6.3 Extensions of Exp3#

  • Exp3-IX: Improves exploration by using importance weighting, achieving \(O(\sqrt{T K \log K})\) with better constants.

  • Adaptive adversaries: Exp3 bounds extend to adaptive adversaries.

  • Unbounded costs: With modifications (e.g., clipping), Exp3 works for costs bounded above by \(C\), with regret scaled by \(C\).


6.4 Lower Bounds for Adversarial Bandits#

  • For any algorithm, there exists an oblivious adversary such that:
    \(\mathbb{E}[R(T)] \geq \Omega(\sqrt{T K})\).
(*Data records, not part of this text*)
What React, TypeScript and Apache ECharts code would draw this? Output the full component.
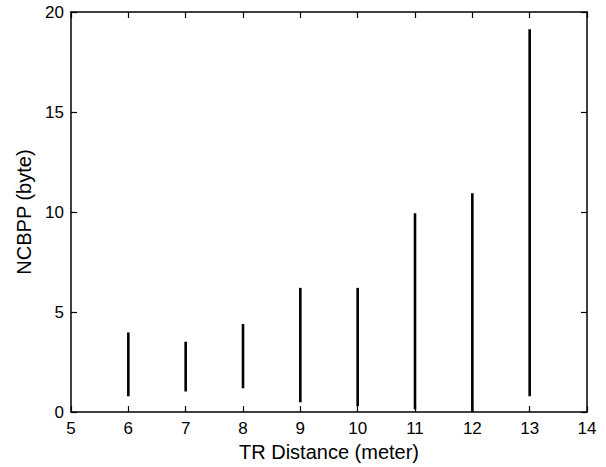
import React, { useEffect, useRef } from "react";
import * as echarts from "echarts";

const distances = [6, 7, 8, 9, 10, 11, 12, 13];
const lowValues = [0.79, 1.03, 1.19, 0.49, 0.3, 0.14, 0.0, 0.79];
const highValues = [3.98, 3.52, 4.4, 6.21, 6.21, 9.94, 10.94, 19.14];

const xTitle = "TR Distance (meter)";
const yTitle = "NCBPP (byte)";

export default function App() {
  const ref = useRef<HTMLDivElement>(null);
  useEffect(() => {
    if (!ref.current) return;
    const chart = echarts.init(ref.current, undefined, { renderer: "svg" });
    const font = "Liberation Sans, Arial, sans-serif";
    const data = distances.map((d, i) => [d, lowValues[i], highValues[i]]);
    const tickCommon = {
      axisLine: { show: true, onZero: false, lineStyle: { color: "#000", width: 1.5 } },
      axisTick: { show: true, inside: true, length: 6, lineStyle: { color: "#000", width: 1.2 } },
      splitLine: { show: false },
    };
    chart.setOption({
      animation: false,
      backgroundColor: "#fff",
      grid: { left: 71, right: 19, top: 12, bottom: 49, containLabel: false },
      xAxis: [
        {
          type: "value",
          min: 5,
          max: 14,
          interval: 1,
          position: "bottom",
          name: xTitle,
          nameLocation: "middle",
          nameGap: 27,
          nameTextStyle: { fontFamily: font, fontSize: 20, color: "#000" },
          axisLabel: { fontFamily: font, fontSize: 17, color: "#000", margin: 8 },
          ...tickCommon,
        },
        {
          type: "value",
          min: 5,
          max: 14,
          interval: 1,
          position: "top",
          axisLabel: { show: false },
          ...tickCommon,
        },
      ],
      yAxis: [
        {
          type: "value",
          min: 0,
          max: 20,
          interval: 5,
          position: "left",
          name: yTitle,
          nameLocation: "middle",
          nameGap: 35,
          nameTextStyle: { fontFamily: font, fontSize: 20, color: "#000" },
          axisLabel: { fontFamily: font, fontSize: 17, color: "#000", margin: 7 },
          ...tickCommon,
        },
        {
          type: "value",
          min: 0,
          max: 20,
          interval: 5,
          position: "right",
          axisLabel: { show: false },
          ...tickCommon,
        },
      ],
      series: [
        {
          type: "custom",
          xAxisIndex: 0,
          yAxisIndex: 0,
          data,
          encode: { x: 0, y: [1, 2] },
          renderItem: (params: any, api: any) => {
            const x = api.value(0);
            const p1 = api.coord([x, api.value(1)]);
            const p2 = api.coord([x, api.value(2)]);
            return {
              type: "line",
              shape: { x1: p1[0], y1: p1[1], x2: p2[0], y2: p2[1] },
              style: { stroke: "#000", lineWidth: 2.6 },
            };
          },
        },
      ],
    });
    return () => chart.dispose();
  }, []);
  return (
    <div
      ref={ref}
      style={{ position: "fixed", left: 0, top: 0, width: 606, height: 467 }}
    />
  );
}
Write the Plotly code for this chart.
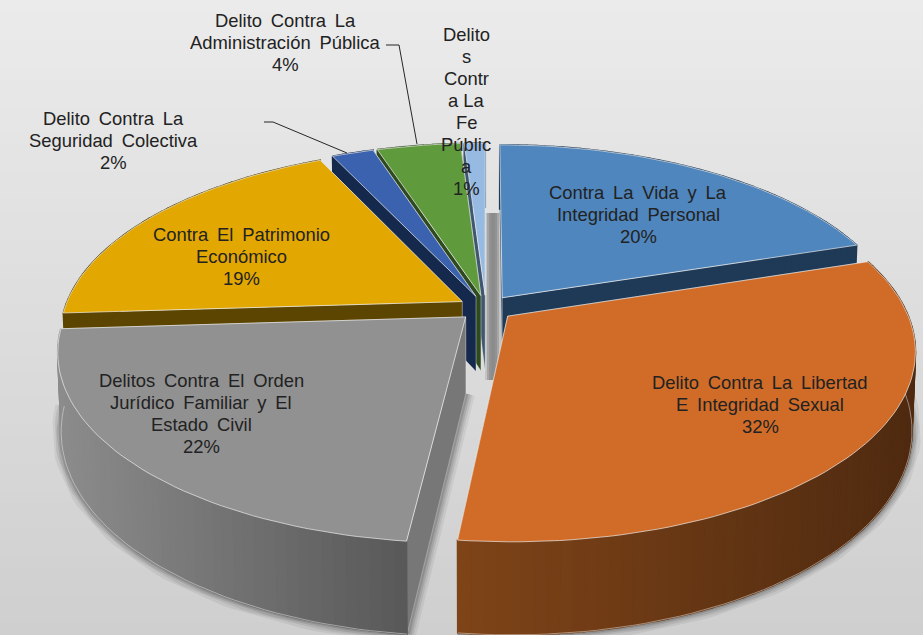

  • Matches the upper bound of Exp3, showing optimality.


Summary#

Setting

Feedback

Algorithm

Regret Bound

Full Feedback

All costs

Hedge

\(O(\sqrt{T \log K})\)

Adversarial Bandits

Only chosen cost

Exp3

\(O(\sqrt{T K \log K})\)


Exercises (Key Takeaways)#

  • Full feedback simplifies learning (no exploration needed for IID costs).

  • Adversarial bandits require balancing exploration and exploitation.

  • Exp3 is optimal for adversarial bandits, matching lower bounds.